A Christian Response to The Da Vinci Code

Nashotah House Theological Seminary, 2006

 

Lecture 10 (4 April 2006):  Dr. Christopher Wolfe, Marquette University

 

Roman Catholicism in the Cross-Hairs

 

1.   In The Da Vinci Code, Dan Brown engages in a frontal assault on the Christian Faith, on the Roman Catholic Church, and on the Roman Catholic religious association Opus Dei (“The Work of God”).

  1. Other lectures in this series have addressed Brown’s attacks on the Faith and the Church.
  2. This lecture is intended to give a true picture of the character and work of Opus Dei.

 

2.   In The Da Vinci Code, the murderous monk, Silas, is an Opus Dei monk, controlled by the head of the association, Bishop Aringinosa.  The bishop bribes the Vatican hierarchy in order to further the aims of the association.  Dan Brown further alleges, falsely, about Opus Dei:

  1. Opus Dei is a wealthy organization, owning a New York City office building.  It is a religious order.
  2. Members of Opus Dei engage in ritual mortification of the flesh, including the self-infliction of pain and self-mutilation.
  3. Opus Dei is a place of refuge for conservative Roman Catholics “offended” by the reforms of the Second Vatican Council, and by “liberal” pontiffs.  Its purpose to advance a conservative religious and social agenda in the Roman Catholic Church.
  4. The Vatican hierarchy considers Opus Dei to be a threat to church order, and will suppress the association as a personal prelature of the pontiff.
  5. Opus Dei is a male-dominated organization which ignores the spiritual well-being of women.
  6. Sinful means may be used to reach an end judged to be good (e.g., murder is justified to protect the interests of the association).
  7. Opus Dei recruits aggressively, using indoctrination tactics like those practiced by cults.
  8. Opus Dei members live in cloistered monastic houses.

 

3.   Opus Dei is in fact not a religious order or institute.  It is an association of Roman Catholics bound together in a common framework of ascetical theology (the practice of prayer and meditation).

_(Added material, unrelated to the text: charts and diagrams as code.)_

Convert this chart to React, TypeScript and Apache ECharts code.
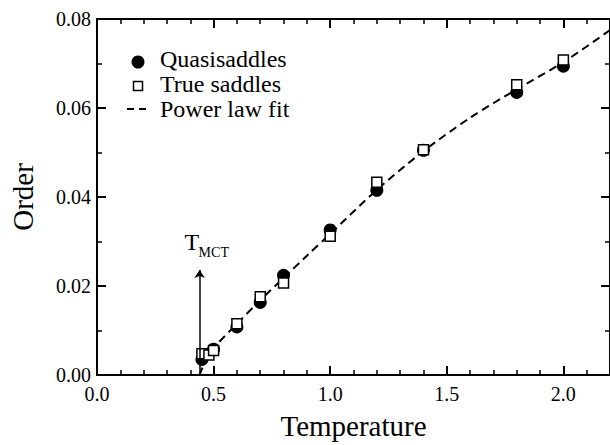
import React, { useEffect, useRef } from "react";
import * as echarts from "echarts";

// Quasisaddles (filled circles)
const quasiT = [0.45, 0.5, 0.6, 0.7, 0.8, 1.0, 1.2, 1.4, 1.8, 2.0];
const quasiOrder = [0.0035, 0.0058, 0.0108, 0.0163, 0.0224, 0.0326, 0.0415, 0.0505, 0.0635, 0.0694];

// True saddles (open squares)
const trueT = [0.45, 0.48, 0.5, 0.6, 0.7, 0.8, 1.0, 1.2, 1.4, 1.8, 2.0];
const trueOrder = [0.0048, 0.0045, 0.0055, 0.0115, 0.0176, 0.0207, 0.0312, 0.0433, 0.0506, 0.0652, 0.0708];

// Power law fit (dashed curve)
const fitT = [0.44, 0.46, 0.5, 0.6, 0.7, 0.8, 0.9, 1.0, 1.2, 1.4, 1.6, 1.8, 2.0, 2.2];
const fitOrder = [0.0, 0.0026, 0.006, 0.0115, 0.0168, 0.0218, 0.0268, 0.0317, 0.0416, 0.0503, 0.0578, 0.0642, 0.0703, 0.0775];

// T_MCT marker
const tMCT = 0.44;
const arrowTop = 0.0236;

const xMin = 0;
const xMax = 2.2;
const xStep = 0.5;
const yMin = 0;
const yMax = 0.08;
const yStep = 0.02;

const legendLabels = ["Quasisaddles", "True saddles", "Power law fit"];

const SERIF = "Liberation Serif";

export default function App() {
  const ref = useRef<HTMLDivElement>(null);

  useEffect(() => {
    if (!ref.current) return;
    const chart = echarts.init(ref.current, undefined, { renderer: "svg" });

    const axisLine = { show: true, onZero: false, lineStyle: { color: "#000", width: 2 } };
    const axisTick = { show: true, inside: true, length: 9, lineStyle: { color: "#000", width: 2 } };

    const xCommon = {
      type: "value" as const,
      min: xMin,
      max: xMax,
      interval: xStep,
      axisLine,
      axisTick,
      minorTick: { show: true, splitNumber: 5, length: 5, lineStyle: { color: "#000", width: 1.5 } },
      splitLine: { show: false },
      minorSplitLine: { show: false },
    };
    const yCommon = {
      type: "value" as const,
      min: yMin,
      max: yMax,
      interval: yStep,
      axisLine,
      axisTick,
      minorTick: { show: true, splitNumber: 2, length: 5, lineStyle: { color: "#000", width: 1.5 } },
      splitLine: { show: false },
      minorSplitLine: { show: false },
    };

    chart.setOption({
      animation: false,
      backgroundColor: "#fff",
      textStyle: { fontFamily: SERIF },
      grid: { left: 96, top: 19, width: 523, height: 361, containLabel: false },
      xAxis: [
        {
          ...xCommon,
          position: "bottom",
          name: "Temperature",
          nameLocation: "middle",
          nameGap: 36,
          nameTextStyle: { fontFamily: SERIF, fontSize: 29, color: "#000" },
          axisLabel: {
            fontFamily: SERIF,
            fontSize: 20,
            color: "#000",
            margin: 9,
            showMaxLabel: false,
            formatter: (v: number) => v.toFixed(1),
          },
        },
        { ...xCommon, position: "top", axisLabel: { show: false } },
      ],
      yAxis: [
        {
          ...yCommon,
          position: "left",
          name: "Order",
          nameLocation: "middle",
          nameGap: 60,
          nameRotate: 90,
          nameTextStyle: { fontFamily: SERIF, fontSize: 29, color: "#000" },
          axisLabel: {
            fontFamily: SERIF,
            fontSize: 20,
            color: "#000",
            margin: 6,
            formatter: (v: number) => v.toFixed(2),
          },
        },
        { ...yCommon, position: "right", axisLabel: { show: false } },
      ],
      series: [
        {
          name: legendLabels[2],
          type: "line",
          xAxisIndex: 0,
          yAxisIndex: 0,
          data: fitT.map((t, i) => [t, fitOrder[i]]),
          showSymbol: false,
          symbol: "none",
          smooth: 0.3,
          lineStyle: { color: "#000", width: 2, type: [8, 5] },
          z: 2,
          markLine: {
            silent: true,
            animation: false,
            symbol: ["none", "arrow"],
            symbolSize: 8,
            label: { show: false },
            lineStyle: { color: "#000", width: 1.5, type: "solid" },
            data: [[{ coord: [tMCT, 0] }, { coord: [tMCT, arrowTop] }]],
          },
        },
        {
          name: legendLabels[0],
          type: "scatter",
          xAxisIndex: 0,
          yAxisIndex: 0,
          data: quasiT.map((t, i) => [t, quasiOrder[i]]),
          symbol: "circle",
          symbolSize: 13,
          itemStyle: { color: "#000", opacity: 1 },
          z: 3,
        },
        {
          name: legendLabels[1],
          type: "scatter",
          xAxisIndex: 0,
          yAxisIndex: 0,
          data: trueT.map((t, i) => [t, trueOrder[i]]),
          symbol: "rect",
          symbolSize: 10,
          itemStyle: { color: "#fff", borderColor: "#000", borderWidth: 1.5, opacity: 1 },
          z: 4,
        },
      ],
    });

    const p = chart.convertToPixel({ xAxisIndex: 0, yAxisIndex: 0 }, [tMCT, arrowTop]) as number[];
    const textStyle = (size: number) => ({
      fill: "#000",
      fontFamily: SERIF,
      fontSize: size,
      verticalAlign: "middle" as const,
      align: "left" as const,
    });

    chart.setOption({
      graphic: [
        { type: "circle", shape: { cx: 138, cy: 62, r: 6.5 }, style: { fill: "#000" } },
        {
          type: "rect",
          shape: { x: 133.5, y: 81.5, width: 9, height: 9 },
          style: { fill: "#fff", stroke: "#000", lineWidth: 1.5 },
        },
        {
          type: "line",
          shape: { x1: 127, y1: 109, x2: 149, y2: 109 },
          style: { stroke: "#000", lineWidth: 2, lineDash: [7, 5] },
        },
        { type: "text", x: 160, y: 59, style: { text: legendLabels[0], ...textStyle(24) } },
        { type: "text", x: 160, y: 84, style: { text: legendLabels[1], ...textStyle(24) } },
        { type: "text", x: 160, y: 109, style: { text: legendLabels[2], ...textStyle(24) } },
        { type: "text", x: p[0] - 15, y: p[1] - 28, style: { text: "T", ...textStyle(24) } },
        { type: "text", x: p[0] - 1, y: p[1] - 17, style: { text: "MCT", ...textStyle(14) } },
      ],
    });

    return () => chart.dispose();
  }, []);

  return (
    <div
      ref={ref}
      style={{ position: "fixed", left: 0, top: 0, width: 610, height: 445, background: "#fff" }}
    />
  );
}
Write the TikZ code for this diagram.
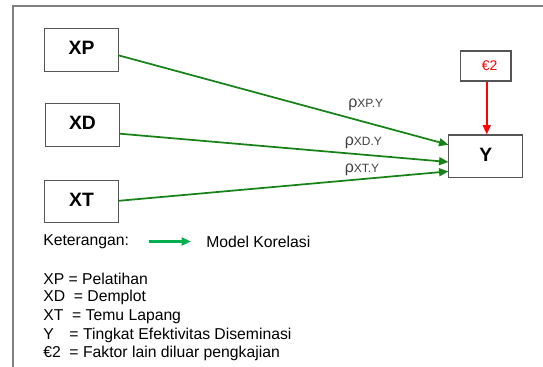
\documentclass[tikz,border=0pt]{standalone}
\usepackage{fontspec}
\setmainfont{Liberation Sans}
\usetikzlibrary{arrows.meta}
\definecolor{dgreen}{HTML}{178217}
\definecolor{lgreen}{HTML}{00B050}
\definecolor{boxgray}{HTML}{555555}
\begin{document}
\begin{tikzpicture}[x=0.75pt,y=-0.75pt,
  varbox/.style={draw=boxgray,line width=0.9pt,minimum width=55.5pt,minimum height=32pt,inner sep=0pt,text depth=2.5pt,font=\fontsize{14.5}{16}\selectfont\bfseries},
  garrow/.style={draw=dgreen,line width=1.3pt,-{Triangle[length=7pt,width=6pt]}},
  rlabel/.style={font=\fontsize{9}{10}\selectfont,text=black!75,inner sep=0pt},
  legtext/.style={font=\fontsize{11.8}{13}\selectfont,inner sep=0pt,anchor=west}]
\useasboundingbox (0,0) rectangle (543,367);
\draw[draw=black!50,line width=0.9pt] (13,367) -- (13,6) -- (543,6);
\node[varbox] (xp) at (81.5,50) {XP};
\node[varbox] (xd) at (82.5,125) {XD};
\node[varbox] (xt) at (81.5,201.5) {XT};
\node[varbox] (y) at (485.8,156.3) {Y};
\node[draw=boxgray,line width=0.9pt,minimum width=38pt,minimum height=22.5pt,inner sep=0pt,text=red,font=\fontsize{10.5}{12}\selectfont] (e) at (485.6,66) {\hspace*{6pt}€2};
\coordinate (xps) at (118.8,55.4);
\coordinate (xds) at (119.8,133.7);
\coordinate (xts) at (118.8,200.8);
\coordinate (ype) at (448.4,144.7);
\coordinate (yde) at (448.4,162);
\coordinate (yte) at (448.4,171.4);
\draw[garrow] (xps) -- (ype);
\draw[garrow] (xds) -- (yde);
\draw[garrow] (xts) -- (yte);
\draw[draw=red,line width=1.3pt,-{Triangle[length=7pt,width=6pt]}] (e.south -| 486.8,0) -- (y.north -| 486.8,0);
\node[rlabel,anchor=west] (l1) at (348,105) {{\fontsize{12}{12}\selectfont ρ}XP.Y};
\node[rlabel,anchor=west] (l2) at (344.5,143) {{\fontsize{12}{12}\selectfont ρ}XD.Y};
\node[rlabel,anchor=west] (l3) at (344.5,169.5) {{\fontsize{12}{12}\selectfont ρ}XT.Y};
\node[legtext] (ket) at (43,241.5) {Keterangan:};
\coordinate (la) at (149,241.5);
\coordinate (lb) at (191,241.5);
\draw[draw=lgreen,line width=1.6pt,-{Triangle[length=7pt,width=6pt]}] (la) -- (lb);
\node[legtext] (mk) at (206,241.5) {Model Korelasi};
\node[legtext] (d1) at (43,279) {XP = Pelatihan};
\node[legtext] (d2) at (43,297.8) {XD \ = Demplot};
\node[legtext] (d3) at (43,316.8) {XT \ = Temu Lapang};
\node[legtext] (d4) at (43,335.2) {Y \ \ \,= Tingkat Efektivitas Diseminasi};
\node[legtext] (d5) at (43,353.9) {€2 \ = Faktor lain diluar pengkajian};
\end{tikzpicture}
\end{document}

  1. Members meet in small, intimate chapels, to pray corporately in response to ideas offered by the chapel leader (generally a priest) to facilitate prayer.
  2. Members do not live a monastic life.
  3. Members do not give vows as members of a religious order; they remain laypersons.
  4. Members include married and celibate men and women.
  5. Opus Dei is organized into prelatures, with each prelature being a grouping of persons, not a territory.  Members remain answerable to their diocesan ordinary (bishop), and no new chapel is organized without the consent of the diocesan ordinary in whose diocese a chapel is proposed.
  6. Opus Dei is a “personal prelature” of the Roman Pontiff.  This means that all prelates place themselves within the personal jurisdiction of the pope.
  7. Opus Dei is considered to be very conservative in theology and practice within the Roman Catholic Church, but is not a proscribed organization.

 

4.   Opus Dei ascetical practices include:

  1. Prayer:  praying the Rosary; the Angelus.  The ongoing examination of conscience, with weekly sacramental confession.
    1. The focus in prayer remains on love of God, and can include mental prayer.  Life is lived as a spiritual offering to God.
  2. Work:  Whatever the occupation or vocation of a member may be, it is sanctified as an offering to God, as a part of His Creation.  The temporary and the ordinary are to be sanctified by always being undertaken to glorify God.
  3. Apostalate:  All Christians have the right and duty to help others to grow closer to God.
    1. Work can only be offered to God which is done “humanly.”  Work is sanctified when it is undertaken to serve God and to serve others.
    2. Any human interaction that promotes faith in God is true friendship.
  4. Prayer, Work and Apostolate are unified in a call to holiness through collective formation.  Members:
    1. Meet in classes for instruction in the faith.
    2. Are accountable for spiritual guidance through a Confessor.
    3. Are accountable to each other, and are to correct each other fraternally, raising any dispute with a superior as necessary.
  5. Membership in Opus Dei constitutes a specific, concrete form of Christian vocation, which allows the member to work with others to promote the faith.
  6. Opus Dei exists to offer formation to others; it is not secretive.
  7. Members do not engage in ritual corporal mortification.  However, mortification of the flesh itself may be a valid spiritual practice, provided its aim to place God first:  a prime example of mortification is fasting.